Anies memang antitesa Jokowi, itu sudah disepakati kebanyakan orang.
Namun, Anies bukan PKS. PKS pun bukan Anies dan juga bukan “anak Abah”.
Pilkada DKI Jakarta 2017, pilpres 2024, dan deklarasi awal pasangan Anies-Sohibul Iman (AMAN) adalah bukti kalau PKS mendukung figur yang tidak didukung Jokowi.
Logika yang lebih tepat adalah, tidak mendukung Anies sama artinya dengan mendukung figur pilihan Prabowo, karena KIM Plus dimotori oleh Gerindra.
Adalah wajar jika PKS batal mendukung Anies, karena Anies sendiri gagal nambah 4 kursi, bila merujuk pada UU Pilkada sebelum diubah MK.
Jadi, tidak mendukung Anies sama sekali bukan karena mendukung Jokowi.
Dukung Bobby = Dukung Dinasti
Soal dukung mendukung dinasti, mari kita lihat dari track record PKS. Selama hampir 20 tahun berkuasa di Depok, semua walikota yang terpilih bukan anak, menantu, atau istri dari walikota sebelumnya.
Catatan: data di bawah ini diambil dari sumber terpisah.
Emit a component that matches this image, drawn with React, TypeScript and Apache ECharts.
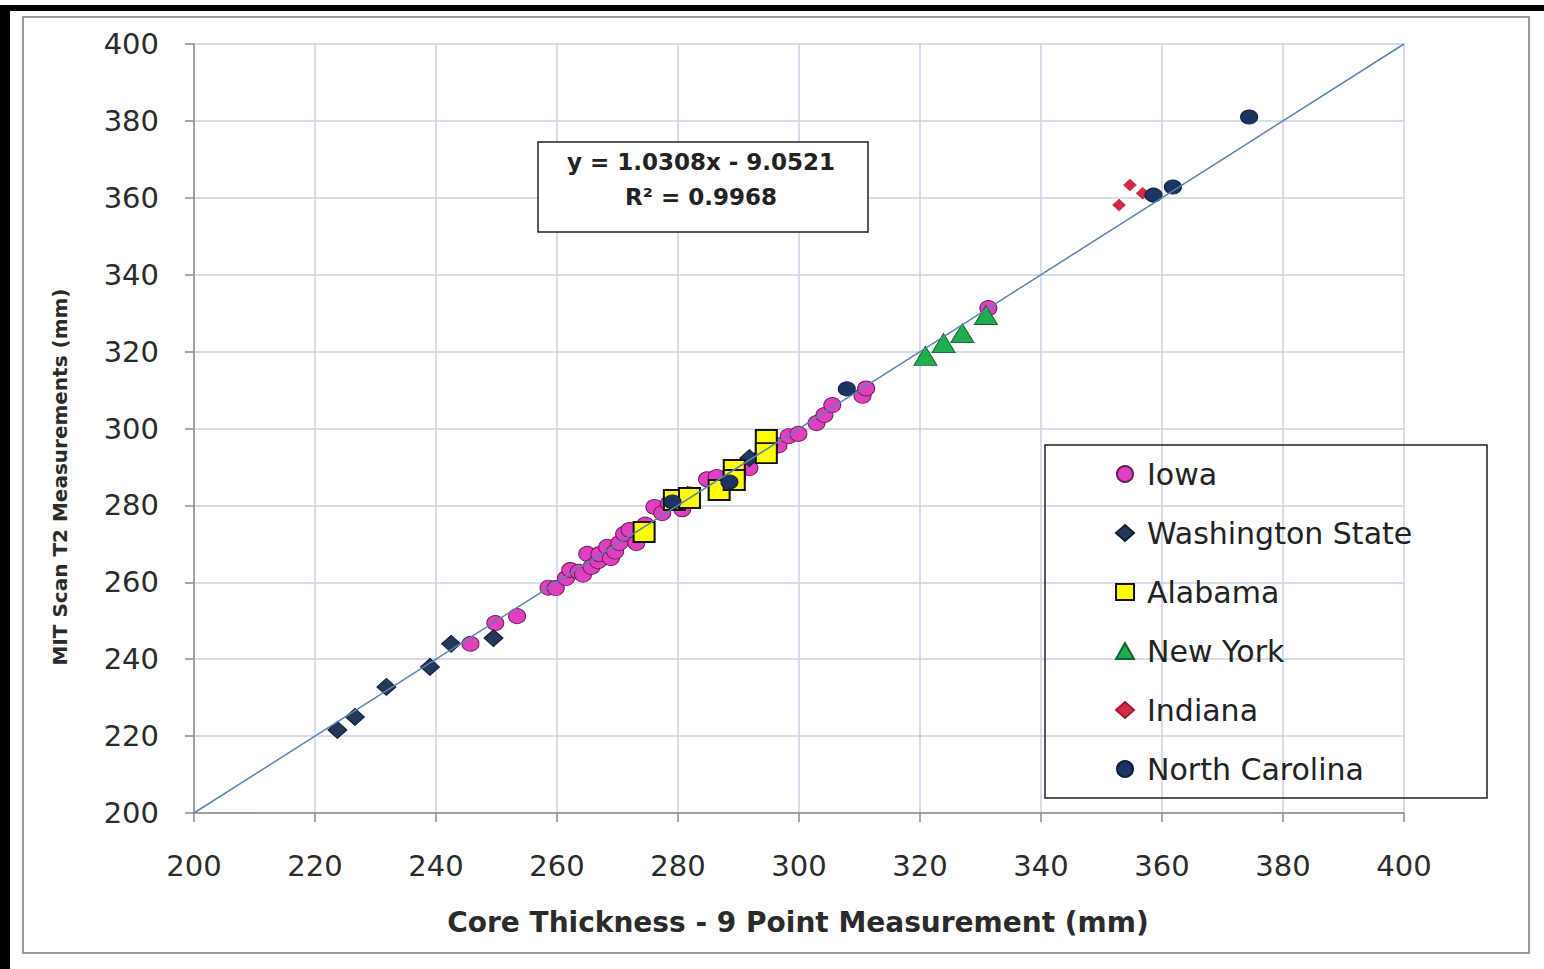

Perhatikan juga Jawa Barat, pasca Gubernur Aher, cagub Jabar yang didukung PKS adalah Ajat Sudrajat, bukan Netty Heryawan istri Aher.
Demikian juga daerah-daerah lain yang dikuasai PKS seperti Sumbar, NTB, dll.
Jadi, dinasti bukanlah jalan ninja PKS. Kalau sekarang dukung Bobby di Sumut, karena realitas politik di dua provinsi itu memang beda.
Masih banyak daerah-daerah lain di mana PKS tidak mendukung calon pilihan Jokowi atau KIM.
Dari rekam jejaknya, PKS telah membuktikan tidak pernah mendukung politik dinasti.